Não obstante a faceta amarga e sombria da
sociedade que por vezes evoca, este é certamente um projeto em família: O
diretor e roteirista Dan Gilroy juntou-se aos irmãos Tony (que escreveu a
“Trilogia Bourne” e “Conduta de Risco”) e John, produtor e montador deste filme
respectivamente, e ainda deu a sua esposa, Rene Russo, uma ótima personagem à
qual ela dá brilhante ênfase dramática
“O Abutre” é um retrato compenetrado e
comprometido da imprensa marrom e das diretrizes imorais da busca por manchetes
que comprometem até mesmo a execução da lei.
Seu protagonista, Louis Bloom ganha, de Jake
Gyllenhaal, uma atuação minuciosa nos trejeitos irrequietos que denunciam uma
ausência absoluta de escrúpulos.
Da frustração e júbilo que experimenta, às
tragédias e ocorrências que testemunha, o olhar de Louis é sempre o mesmo,
vítreo e atento, denotando sua falta de empatia. Para tanto, quando o filme
começa, o vemos roubando cabos para ganhar algum dinheiro. Contudo, atividades
ilícitas não são o bastante e ele procura uma ocupação.

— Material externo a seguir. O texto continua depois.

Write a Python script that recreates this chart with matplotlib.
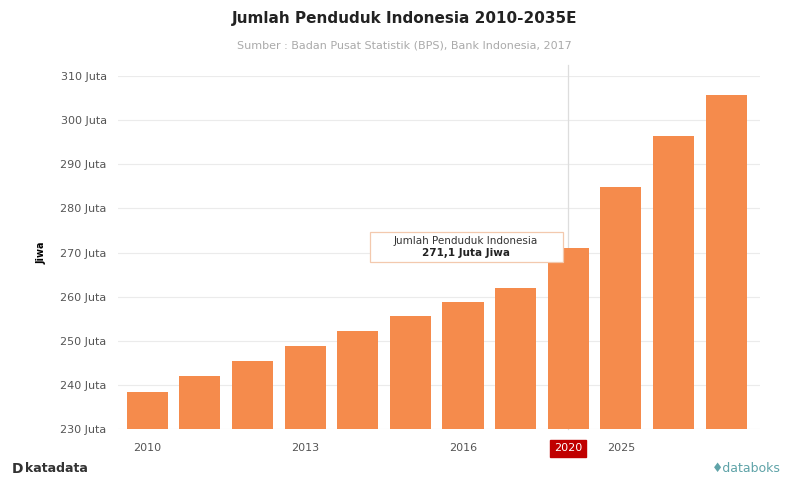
import numpy as np
import matplotlib.pyplot as plt
from matplotlib.patches import Rectangle

years = ['2010', '2011', '2012', '2013', '2014', '2015', '2016', '2017',
         '2020', '2025', '2030', '2035']
populasi = [238.5, 242.0, 245.4, 248.8, 252.2, 255.5, 258.7, 261.9,
            271.1, 284.8, 296.4, 305.7]
shown_labels = ['2010', '2013', '2016', '2025']
highlight = '2020'
yticks = [230, 240, 250, 260, 270, 280, 290, 300, 310]

x = np.arange(len(years))
fig = plt.figure(figsize=(7.85, 4.84), dpi=100)
ax = fig.add_axes([0.150, 0.1136, 0.818, 0.7294])

ax.bar(x, populasi, width=0.78, color='#F58B4C', zorder=2)
ax.set_ylim(230, 310)
ax.set_xlim(-0.56, 11.64)

ax.set_yticks(yticks)
ax.set_yticklabels([f'{v} Juta' for v in yticks], fontsize=8, color='#555555')
ax.grid(axis='y', color='#EBEBEB', linewidth=0.8, zorder=0)
ax.set_axisbelow(True)

tick_pos = [years.index(y) for y in shown_labels]
ax.set_xticks(tick_pos)
ax.set_xticklabels(shown_labels, fontsize=8, color='#555555')
ax.tick_params(axis='both', length=0, pad=8)
ax.tick_params(axis='x', pad=10)
for s in ax.spines.values():
    s.set_visible(False)

ax.set_ylabel('Jiwa', fontsize=7, fontweight='bold', labelpad=10)

# highlighted year
hi = years.index(highlight)
ax.axvline(hi, color='#DDDDDD', linewidth=0.9, zorder=1, ymax=1.03, clip_on=False)
ax.text(hi, 225.6, highlight, ha='center', va='center', fontsize=8, color='white',
        bbox=dict(boxstyle='square,pad=0.35', fc='#C00000', ec='#C00000'))

# tooltip
ax.add_patch(Rectangle((hi - 3.77, 267.9), 3.67, 6.8, fc='white', ec='#F3C9AE',
                       lw=0.9, zorder=5))
ax.text(hi - 1.94, 272.5, 'Jumlah Penduduk Indonesia', ha='center', va='center',
        fontsize=7.5, color='#333333', zorder=6)
ax.text(hi - 1.94, 269.9, f'{populasi[hi]:.1f}'.replace('.', ',') + ' Juta Jiwa',
        ha='center', va='center', fontsize=7.5, fontweight='bold', color='#222222', zorder=6)

fig.text(0.515, 0.962, 'Jumlah Penduduk Indonesia 2010-2035E', ha='center', va='center',
         fontsize=11, fontweight='semibold', color='#222222')
fig.text(0.515, 0.905, 'Sumber : Badan Pusat Statistik (BPS), Bank Indonesia, 2017',
         ha='center', va='center', fontsize=8, color='#AAAAAA')
fig.text(0.015, 0.032, 'D', ha='left', va='center', fontsize=10, fontweight='bold', color='#333333')
fig.text(0.032, 0.032, 'katadata', ha='left', va='center', fontsize=9, fontweight='bold',
         color='#333333')
fig.text(0.995, 0.032, '♦databoks', ha='right', va='center', fontsize=9, color='#5FA3A8')

fig.savefig('out.png', dpi=100)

O que ele encontra na noite em que resolve
parar, por curiosidade, para ver um grave acidente às margens de uma rodovia:
Logo após os policiais e paramédicos chegam os repórteres com suas câmeras.
Louis fareja uma oportunidade ali e, em poucos
dias, está com sua própria câmera a postos, acompanhando a frequência do rádio
da polícia em busca de algo para filmar e assim poder barganhar com as redes de
noticiários sensacionalistas sempre atrás desse material.
Sem saber, Louis encontra seu habitat: É de
fato um ambiente perfeito para alguém inescrupuloso e calculista crescer e
ascender, um âmbito onde sua indiferença para com a vida alheia represente uma
vantagem que o permite focar-se naquilo que almeja.
Ele consegue, de certa forma, aliados: De um
lado, a editora de um telejornal obscuro (a própria Rene Russo), cujas
filmagens, quanto mais sanguinárias, mais garante a audiência de que ela
própria precisa para manter seu cargo.
Do outro, um jovem assistente, Rick (Riz Ahmed,
o violãozinho de “Venom”) cujos questionamentos morais aos poucos começam a
representar empecilhos para o próprio Louis.
Obtendo êxito cada vez maior com seu ofício de
esfregar a câmera na cara de pessoas afrontadas por acidentes, assaltos,
homicídios e toda sorte de tragédias urbanas, Louis adquiri tanta proximidade
com o crime que aos poucos passa a imbricar por ele: Começa fazendo pequenas
alterações em locais de acidente (mudando corpos de posição para conseguir um
ângulo mais dramático), evolui para um acidente automobilístico forjado
(sabotando os freios da furgão de um câmera concorrente, vivido por Bill
Paxton) e culmina em sua participação desprezível e ilegal num caso de
assassinato –Louis chega antes da polícia no palco de uma chacina e captura
imagens inéditas com sua câmera (imagens estas que não tardam a lhe
proporcionar um crescimento exponencial na carreira), o que inclui –sem que a
polícia seja notificada –gravações dos rostos e do carro dos assassinos.
Louis retêm essas imagens para que possa
encontrar os bandidos com ela, denunciá-los à polícias, e obter assim uma nova
manchete bombástica.
Envolvente e absolutamente
intrigante no registro de uma fauna tão presente e tão despercebida, inclusive
nas telas da TV brasileira também, o filme de Dan Gilroy se mostra incisivo e
desconcertante na justaposição inteligente que faz dos profissionais dessa área
que sobrepõem interesses pessoais à valores éticos.